OBJECTIVE: Look through the data below and report how many lines include "this". Only the number should be given.

INPUT MATERIAL:
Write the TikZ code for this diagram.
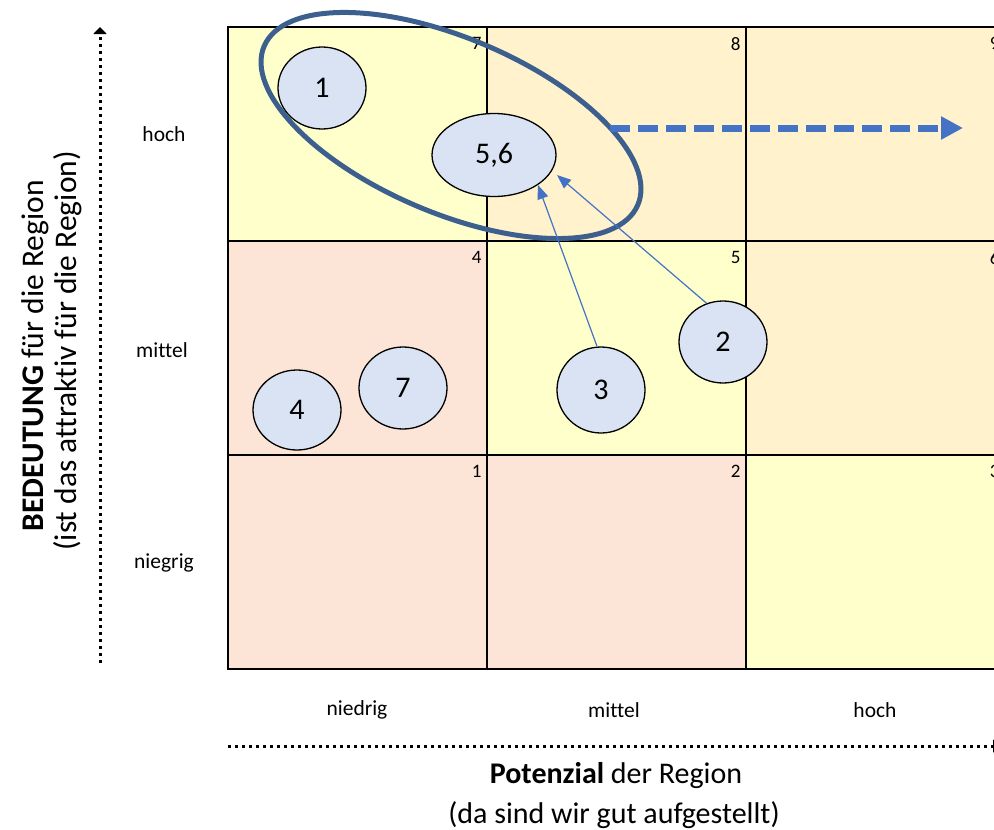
\documentclass[tikz,border=0pt]{standalone}
\usepackage{fontspec}
\setmainfont{Carlito}[Ligatures=NoCommon]
\usetikzlibrary{arrows.meta,shapes.geometric}
\definecolor{cy}{HTML}{FFFFCC}
\definecolor{co}{HTML}{FFF2CC}
\definecolor{cp}{HTML}{FCE4D6}
\definecolor{bubfill}{HTML}{DAE3F3}
\definecolor{bigblue}{HTML}{3C5F8E}
\definecolor{arrblue}{HTML}{4472C4}
\tikzset{
  cell/.style={rectangle, draw=black, line width=1.6pt, minimum width=259pt, minimum height=214pt, inner sep=0pt},
  cellnum/.style={anchor=north east, inner sep=0pt, font=\fontsize{19}{21}\selectfont},
  bub/.style={ellipse, draw=black, line width=1.3pt, fill=bubfill, inner sep=0pt, font=\fontsize{30}{34}\selectfont},
  axlab/.style={font=\fontsize{21.5}{25}\selectfont, inner sep=0pt},
  dotline/.style={line width=3pt, dash pattern=on 3pt off 4pt},
  thinarr/.style={draw=arrblue, line width=1.2pt, -{Triangle[length=14pt,width=11pt]}},
  bigtext/.style={font=\fontsize{30}{34}\selectfont, inner sep=0pt},
  ytext/.style={font=\fontsize{31.5}{36}\selectfont, inner sep=0pt, rotate=90}
}
\begin{document}
\begin{tikzpicture}[x=1pt,y=-1pt]
\useasboundingbox (0,0) rectangle (994,830);
\begin{scope}
\clip (0,0) rectangle (994,830);
% cells
\node[cell, fill=cy] (c7) at (357.5,134) {};
\node[cell, fill=co] (c8) at (616.5,134) {};
\node[cell, fill=co] (c9) at (875.5,134) {};
\node[cell, fill=cp] (c4) at (357.5,348) {};
\node[cell, fill=cy] (c5) at (616.5,348) {};
\node[cell, fill=co] (c6) at (875.5,348) {};
\node[cell, fill=cp] (c1) at (357.5,562) {};
\node[cell, fill=cp] (c2) at (616.5,562) {};
\node[cell, fill=cy] (c3) at (875.5,562) {};
% cell numbers
\foreach \c in {1,...,9}{
  \node[cellnum] (num\c) at ([xshift=-6pt,yshift=-11pt]c\c.north east) {\c};
}
% axis arrows
\coordinate (xl) at (228,746);
\coordinate (xr) at (1000,746);
\draw[dotline, -{Triangle[length=7pt,width=13pt]}] (xl) -- (xr);
\coordinate (yb) at (100,663);
\coordinate (yt) at (100,27);
\draw[dotline, -{Triangle[length=7pt,width=13pt]}] (yb) -- (yt);
% row / column labels
\node[axlab] (rhoch) at (164,134) {hoch};
\node[axlab] (rmittel) at (162,350) {mittel};
\node[axlab] (rniedrig) at (164,563) {niegrig};
\node[axlab] (cniedrig) at (357,710) {niedrig};
\node[axlab] (cmittel) at (614,710) {mittel};
\node[axlab] (choch) at (875,710) {hoch};
% axis titles
\node[bigtext] (xt1) at (616,776) {\textbf{Potenzial} der Region};
\node[bigtext] (xt2) at (614,815) {(da sind wir gut aufgestellt)};
\node[ytext] (yt1) at (35,356) {\textbf{BEDEUTUNG} für die Region};
\node[ytext] (yt2) at (68,351) {(ist das attraktiv für die Region)};
% bubbles
\node[bub, minimum width=88pt, minimum height=82pt] (n1) at (322,88) {1};
\node[bub, minimum width=124pt, minimum height=83pt] (n56) at (494,155) {5,6};
\node[bub, minimum width=88pt, minimum height=82pt] (n2) at (723,342) {2};
\node[bub, minimum width=88pt, minimum height=86pt] (n3) at (601,390) {3};
\node[bub, minimum width=88pt, minimum height=82pt] (n7) at (403,388) {7};
\node[bub, minimum width=88pt, minimum height=80pt] (n4) at (297,410) {4};
% big ellipse
\coordinate (bigc) at (451,125.5);
\draw[bigblue, line width=5pt, rotate around={-23:(bigc)}] (bigc) ellipse [x radius=203, y radius=87.5];
% thin arrows
\coordinate (t3) at (538,185);
\coordinate (t2) at (557,175);
\draw[thinarr] (n3.north) ++(-4,0) -- (t3);
\draw[thinarr] (n2.113) -- (t2);
% dashed arrow
\coordinate (ds) at (610,128);
\coordinate (de) at (963,128);
\draw[arrblue, line width=7pt, dash pattern=on 20pt off 8pt, -{Triangle[length=22pt,width=22pt]}] (ds) -- (de);
\end{scope}
\end{tikzpicture}
\end{document}
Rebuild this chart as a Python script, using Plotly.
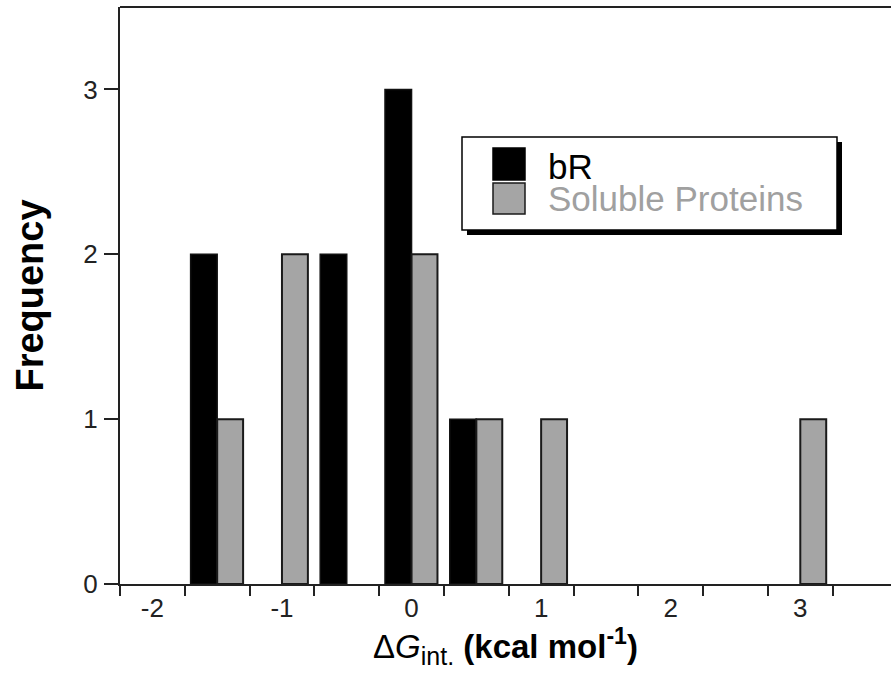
import plotly.graph_objects as go

# ---- data ----
bin_centers = [-1.5, -1.0, -0.5, 0.0, 0.5, 1.0, 1.5, 2.0, 2.5, 3.0]
br_counts = [2, 0, 2, 3, 1, 0, 0, 0, 0, 0]
soluble_counts = [1, 2, 0, 2, 1, 1, 0, 0, 0, 1]
x_tick_vals = [-2, -1, 0, 1, 2, 3]
x_tick_text = ["-2", "-1", "0", "1", "2", "3"]
x_edge_ticks = [-2.25, -1.75, -1.25, -0.75, -0.25, 0.25, 0.75, 1.25, 1.75, 2.25, 2.75, 3.25]
y_tick_vals = [0, 1, 2, 3]
series_names = ["bR", "Soluble Proteins"]

FONT = "Liberation Sans, Arial, sans-serif"
W, H = 891, 687
L, R, T, B = 120, 0, 7, 103
PW, PH = W - L - R, H - T - B


def px(x):
    return (x - L) / PW


def py(y):
    return (H - B - y) / PH


def nz(vals):
    return [v if v else None for v in vals]


fig = go.Figure()
fig.add_trace(go.Bar(
    x=bin_centers, y=nz(br_counts), name=series_names[0],
    width=0.205, offset=-0.205,
    marker=dict(color="#000000", line=dict(color="#111111", width=1.5)),
    showlegend=False,
))
fig.add_trace(go.Bar(
    x=bin_centers, y=nz(soluble_counts), name=series_names[1],
    width=0.2, offset=0.0,
    marker=dict(color="#a5a5a5", line=dict(color="#1a1a1a", width=2)),
    showlegend=False,
))

shapes = [
    # top frame line
    dict(type="line", xref="paper", yref="paper", x0=0, x1=1, y0=1, y1=1,
         line=dict(color="#222222", width=2), layer="above"),
    # legend box with drop shadow
    dict(type="rect", xref="paper", yref="paper",
         x0=px(467), x1=px(842), y0=py(235), y1=py(142),
         fillcolor="#000000", line=dict(width=0), layer="above"),
    dict(type="rect", xref="paper", yref="paper",
         x0=px(462), x1=px(837), y0=py(230), y1=py(137),
         fillcolor="#ffffff", line=dict(color="#000000", width=1.5), layer="above"),
    dict(type="rect", xref="paper", yref="paper",
         x0=px(493), x1=px(525), y0=py(180), y1=py(148),
         fillcolor="#000000", line=dict(color="#000000", width=1.5), layer="above"),
    dict(type="rect", xref="paper", yref="paper",
         x0=px(493), x1=px(525), y0=py(214), y1=py(183),
         fillcolor="#a5a5a5", line=dict(color="#1a1a1a", width=1.5), layer="above"),
]
annotations = [
    dict(xref="paper", yref="paper", x=px(546), y=py(166), xanchor="left", yanchor="middle",
         text=series_names[0], showarrow=False,
         font=dict(family=FONT, size=35, color="#000000")),
    dict(xref="paper", yref="paper", x=px(546), y=py(199), xanchor="left", yanchor="middle",
         text=series_names[1], showarrow=False,
         font=dict(family=FONT, size=35, color="#a0a0a0")),
]

fig.update_layout(
    width=W, height=H,
    margin=dict(l=L, r=R, t=T, b=B, pad=0),
    paper_bgcolor="white", plot_bgcolor="white",
    barmode="overlay",
    font=dict(family=FONT, color="#000000"),
    shapes=shapes, annotations=annotations,
    xaxis=dict(
        range=[-2.25, 3.70],
        tickmode="array", tickvals=x_tick_vals, ticktext=x_tick_text,
        ticks="", ticklabelstandoff=0,
        minor=dict(tickmode="array", tickvals=x_edge_ticks, ticks="outside",
                   ticklen=10, tickwidth=2, tickcolor="#222222", showgrid=False),
        tickfont=dict(family=FONT, size=26, color="#222222"),
        showline=True, linecolor="#222222", linewidth=2, mirror=False,
        showgrid=False, zeroline=False,
        title=dict(
            text="Δ<i>G</i><sub><span style='font-size:25px'>int.</span></sub> <b>(kcal mol<sup>-1</sup>)</b>",
            font=dict(family=FONT, size=33, color="#000000"),
            standoff=12,
        ),
        automargin=False,
    ),
    yaxis=dict(
        range=[0, 3.5],
        tickmode="array", tickvals=y_tick_vals,
        ticks="outside", ticklen=14, tickwidth=2, tickcolor="#222222",
        ticklabelstandoff=1,
        tickfont=dict(family=FONT, size=26, color="#222222"),
        showline=True, linecolor="#222222", linewidth=2, mirror=False,
        showgrid=False, zeroline=False,
        title=dict(text="<b>Frequency</b>",
                   font=dict(family=FONT, size=38, color="#000000"),
                   standoff=28),
        automargin=False,
    ),
)

fig.write_html("out.html", config={"displayModeBar": False},
               post_script="document.body.style.margin='0';document.body.style.overflow='hidden';")
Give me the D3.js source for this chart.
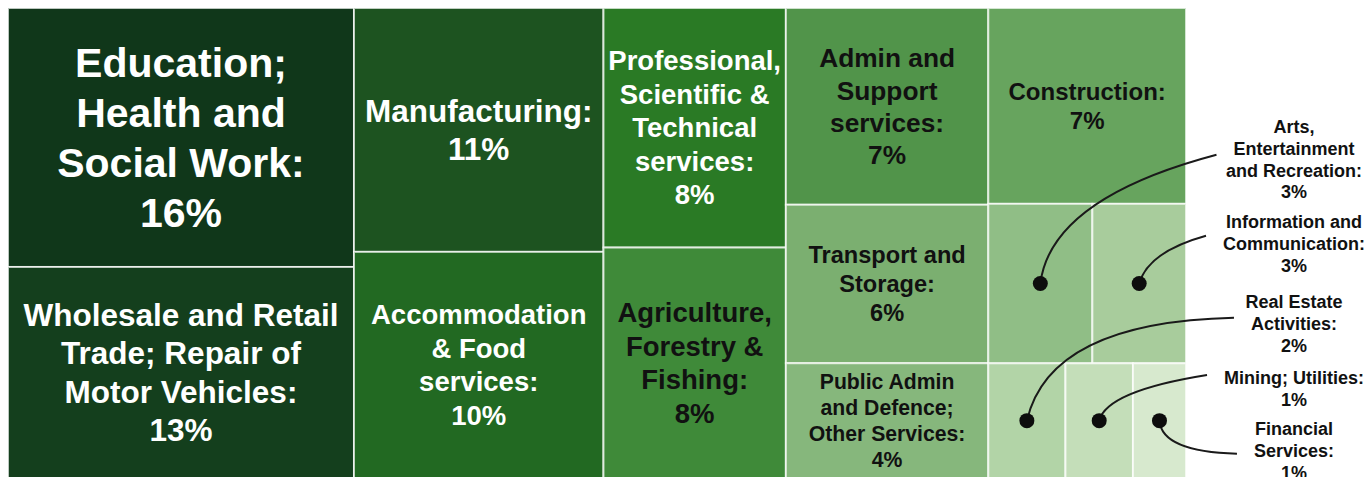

EXERCISE SOLUTION: 3